RAW DATA =
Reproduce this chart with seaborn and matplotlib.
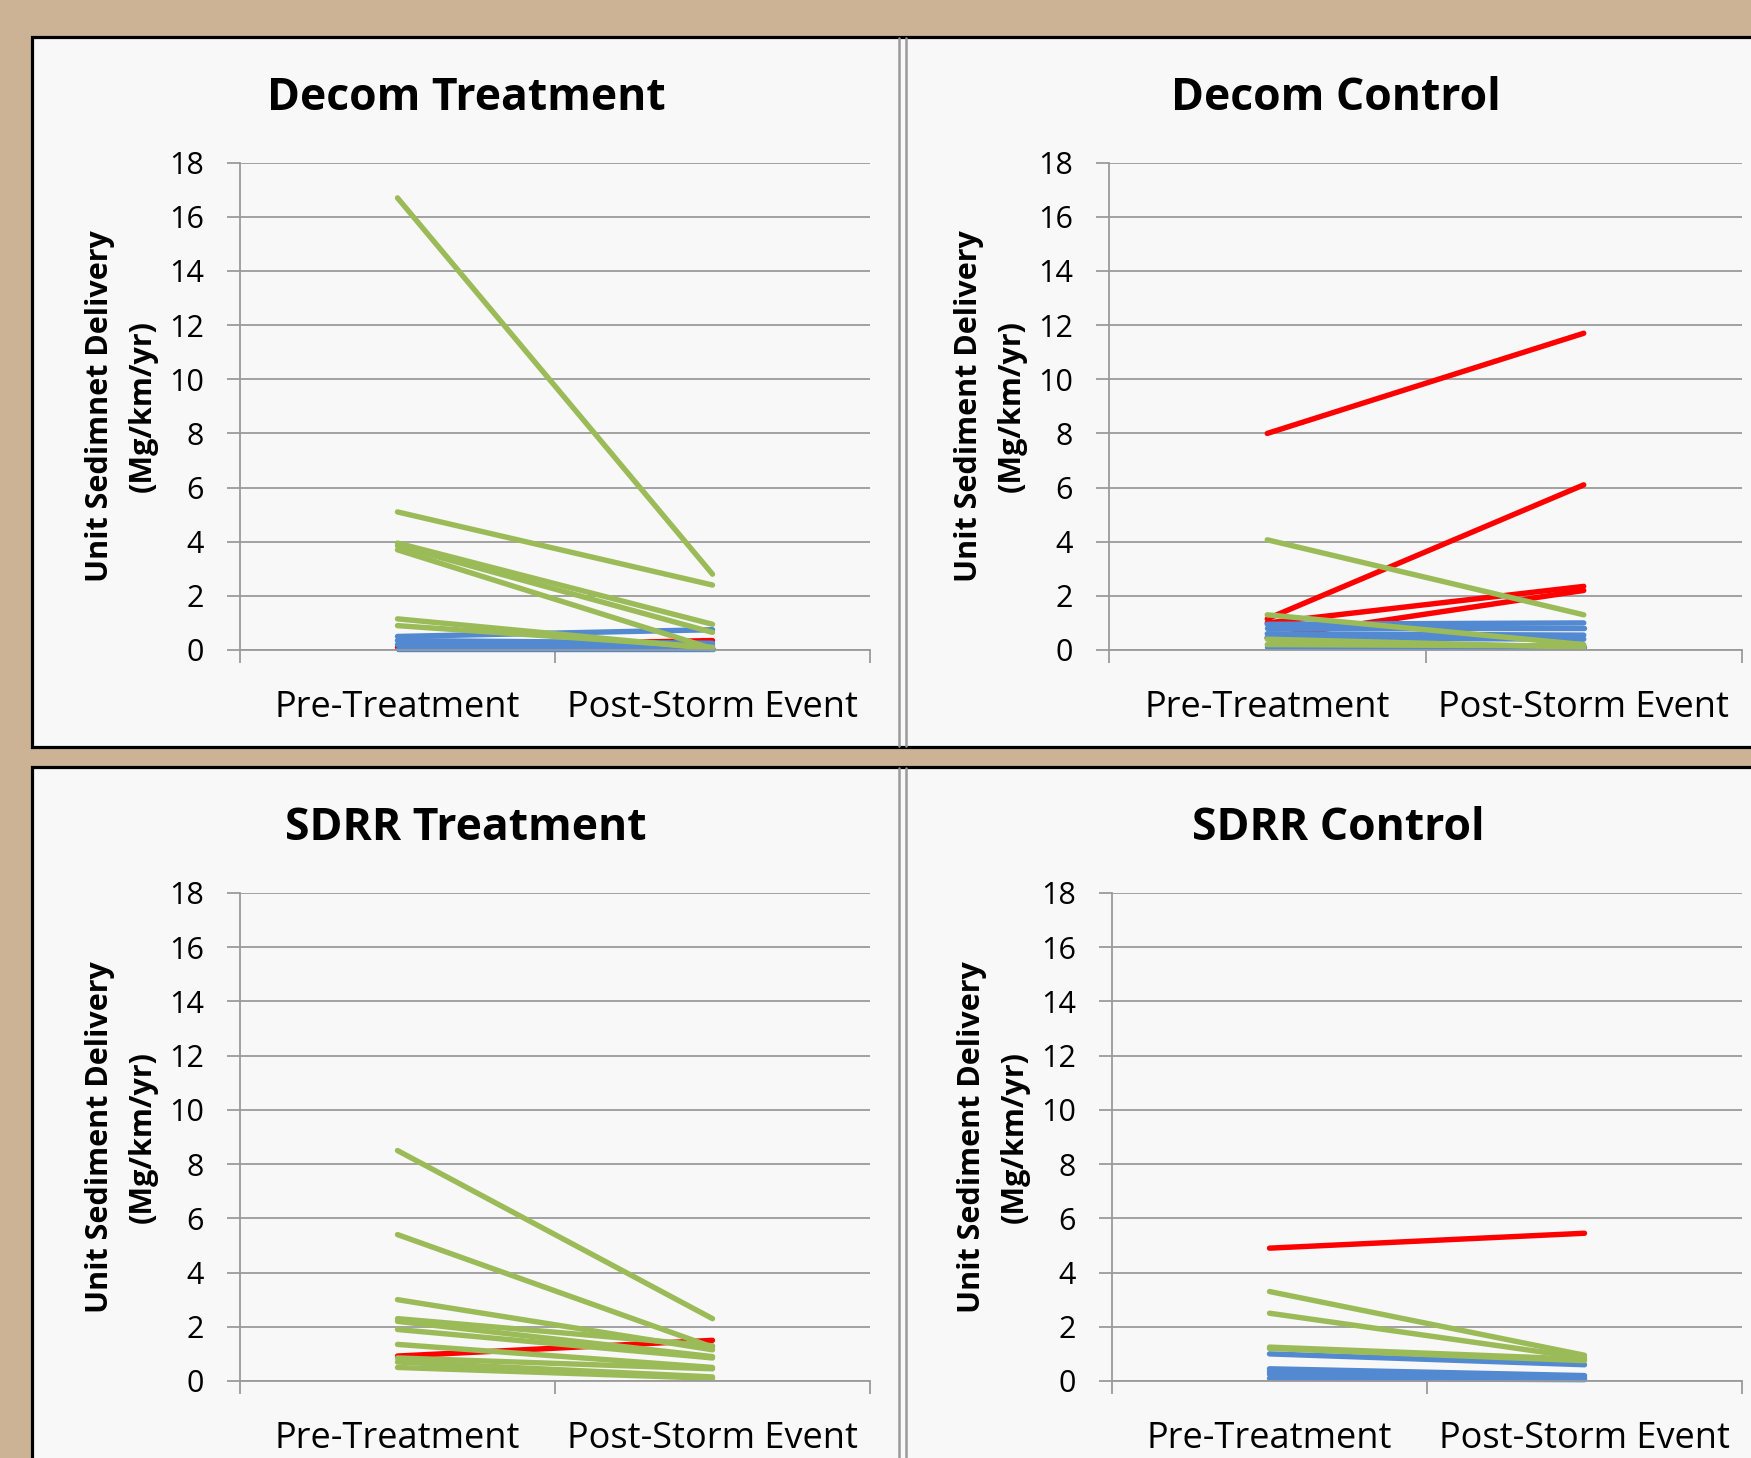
import numpy as np
import pandas as pd
import matplotlib.pyplot as plt
import seaborn as sns
from matplotlib.patches import Rectangle
from matplotlib.lines import Line2D

W, H = 1751, 1458

periods = ['Pre-Treatment', 'Post-Storm Event']

# ---- Decom Treatment ----
dt_green_pre = [16.7, 5.1, 3.95, 3.85, 3.7, 1.15, 0.9]
dt_green_post = [2.8, 2.4, 0.95, 0.65, 0.05, 0.05, 0.1]
dt_blue_pre = [0.5, 0.35, 0.2, 0.05]
dt_blue_post = [0.75, 0.25, 0.15, 0.05]
dt_red_pre = [0.1]
dt_red_post = [0.35]

# ---- Decom Control ----
dc_green_pre = [4.07, 1.3, 0.4, 0.2]
dc_green_post = [1.3, 0.2, 0.1, 0.15]
dc_blue_pre = [0.95, 0.8, 0.6, 0.45, 0.1]
dc_blue_post = [1.0, 0.8, 0.55, 0.4, 0.1]
dc_red_pre = [8.0, 1.15, 1.0, 0.45]
dc_red_post = [11.7, 6.1, 2.35, 2.2]

# ---- SDRR Treatment ----
st_green_pre = [8.5, 5.4, 3.0, 2.3, 2.2, 1.9, 1.35, 0.85, 0.7, 0.5]
st_green_post = [2.3, 1.25, 1.15, 1.3, 0.9, 0.85, 0.5, 0.45, 0.15, 0.1]
st_blue_pre = []
st_blue_post = []
st_red_pre = [0.92]
st_red_post = [1.5]

# ---- SDRR Control ----
sc_green_pre = [3.3, 2.5, 1.25, 1.2]
sc_green_post = [0.95, 0.85, 0.8, 0.75]
sc_blue_pre = [1.0, 0.45, 0.35, 0.25, 0.1]
sc_blue_post = [0.6, 0.2, 0.15, 0.1, 0.05]
sc_red_pre = [4.9]
sc_red_post = [5.45]

palette = {'red': '#FF0000', 'blue': '#5289D1', 'green': '#9BBB59'}


def long_table(green_pre, green_post, blue_pre, blue_post, red_pre, red_post):
    rows = []
    site = 0
    for group, pre, post in [('red', red_pre, red_post),
                             ('blue', blue_pre, blue_post),
                             ('green', green_pre, green_post)]:
        for a, b in zip(pre, post):
            rows.append({'site': site, 'group': group, 'period': periods[0], 'value': a})
            rows.append({'site': site, 'group': group, 'period': periods[1], 'value': b})
            site += 1
    return pd.DataFrame(rows)


decom_treat = long_table(dt_green_pre, dt_green_post, dt_blue_pre, dt_blue_post, dt_red_pre, dt_red_post)
decom_ctrl = long_table(dc_green_pre, dc_green_post, dc_blue_pre, dc_blue_post, dc_red_pre, dc_red_post)
sdrr_treat = long_table(st_green_pre, st_green_post, st_blue_pre, st_blue_post, st_red_pre, st_red_post)
sdrr_ctrl = long_table(sc_green_pre, sc_green_post, sc_blue_pre, sc_blue_post, sc_red_pre, sc_red_post)

sns.set_theme(style='whitegrid')
plt.rcParams['font.family'] = ['Open Sans', 'DejaVu Sans']

fig = plt.figure(figsize=(W / 100, H / 100), dpi=100)
fig.patch.set_facecolor('#CDB395')


def frac(l, t, r, b):
    return [l / W, 1 - b / H, (r - l) / W, (b - t) / H]


# panel frames (behind the axes)
for top, bottom in [(36.5, 747), (766.5, 1480)]:
    fig.patches.append(Rectangle((32 / W, 1 - bottom / H), (1790 - 32) / W, (bottom - top) / H,
                                 transform=fig.transFigure, facecolor='#F8F8F8',
                                 edgecolor='black', lw=2.3, zorder=-3))
    for x in [898.5, 905.5]:
        fig.add_artist(Line2D([x / W, x / W], [1 - (bottom - 1.5) / H, 1 - (top + 1.5) / H],
                              transform=fig.transFigure, color='#9a9a9a', lw=1.8, zorder=-2))

panels = [
    ('Decom Treatment', 'Unit Sedimnet Delivery\n(Mg/km/yr)', decom_treat, (240, 162.7, 870, 650), (466, 98)),
    ('Decom Control', 'Unit Sediment Delivery\n(Mg/km/yr)', decom_ctrl, (1109, 162.7, 1742, 650), (1336, 98)),
    ('SDRR Treatment', 'Unit Sediment Delivery\n(Mg/km/yr)', sdrr_treat, (240, 893, 870, 1381), (466, 828)),
    ('SDRR Control', 'Unit Sediment Delivery\n(Mg/km/yr)', sdrr_ctrl, (1112, 893, 1742, 1381), (1338, 828)),
]

grid_col = '#9a9a9a'
for title, ylab, df, box, tpos in panels:
    ax = fig.add_axes(frac(*box))
    ax.set_facecolor('none')
    ax.set_zorder(1)
    sns.lineplot(data=df, x='period', y='value', hue='group', units='site', estimator=None,
                 hue_order=['red', 'blue', 'green'], palette=palette, lw=3.9,
                 legend=False, sort=False, ax=ax)
    for ln in ax.lines:
        ln.set_clip_on(False)
        ln.set_solid_capstyle('round')
    ax.set_xlim(-0.5, 1.5)
    ax.set_ylim(0, 18)
    ax.set_yticks(range(0, 19, 2))
    ax.set_xticks([0, 1], periods)
    ax.set_xticks([-0.5, 0.5, 1.5], minor=True)
    ax.grid(axis='x', visible=False)
    ax.grid(axis='y', which='major', color=grid_col, lw=1.3)
    ax.tick_params(axis='x', which='major', bottom=True, length=0, pad=29, labelsize=26, labelcolor='black')
    ax.tick_params(axis='x', which='minor', bottom=True, length=9.5, width=1.3, color=grid_col, direction='out')
    ax.tick_params(axis='y', left=True, length=9.5, width=1.3, color=grid_col, direction='out',
                   pad=16.5, labelsize=22, labelcolor='black')
    for s in ['top', 'right']:
        ax.spines[s].set_visible(False)
    for s in ['left', 'bottom']:
        ax.spines[s].set_color(grid_col)
        ax.spines[s].set_linewidth(1.3)
    ax.set_xlabel('')
    ax.set_ylabel(ylab, fontsize=22, fontweight='bold', linespacing=1.55, color='black')
    ax.yaxis.set_label_coords(-0.13, 0.5)
    fig.text(tpos[0] / W, 1 - tpos[1] / H, title, ha='center', va='center',
             fontsize=32, fontweight='bold', color='black')

fig.savefig('out.png', dpi=100, facecolor=fig.get_facecolor())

BRIEF =
Repeat, with no pictures, each line from the beginning of the data through the line containing "dt_red_post = [0.35]", inclusive.

TASK OUTPUT =
Reproduce this chart with seaborn and matplotlib.
import numpy as np
import pandas as pd
import matplotlib.pyplot as plt
import seaborn as sns
from matplotlib.patches import Rectangle
from matplotlib.lines import Line2D

W, H = 1751, 1458

periods = ['Pre-Treatment', 'Post-Storm Event']

# ---- Decom Treatment ----
dt_green_pre = [16.7, 5.1, 3.95, 3.85, 3.7, 1.15, 0.9]
dt_green_post = [2.8, 2.4, 0.95, 0.65, 0.05, 0.05, 0.1]
dt_blue_pre = [0.5, 0.35, 0.2, 0.05]
dt_blue_post = [0.75, 0.25, 0.15, 0.05]
dt_red_pre = [0.1]
dt_red_post = [0.35]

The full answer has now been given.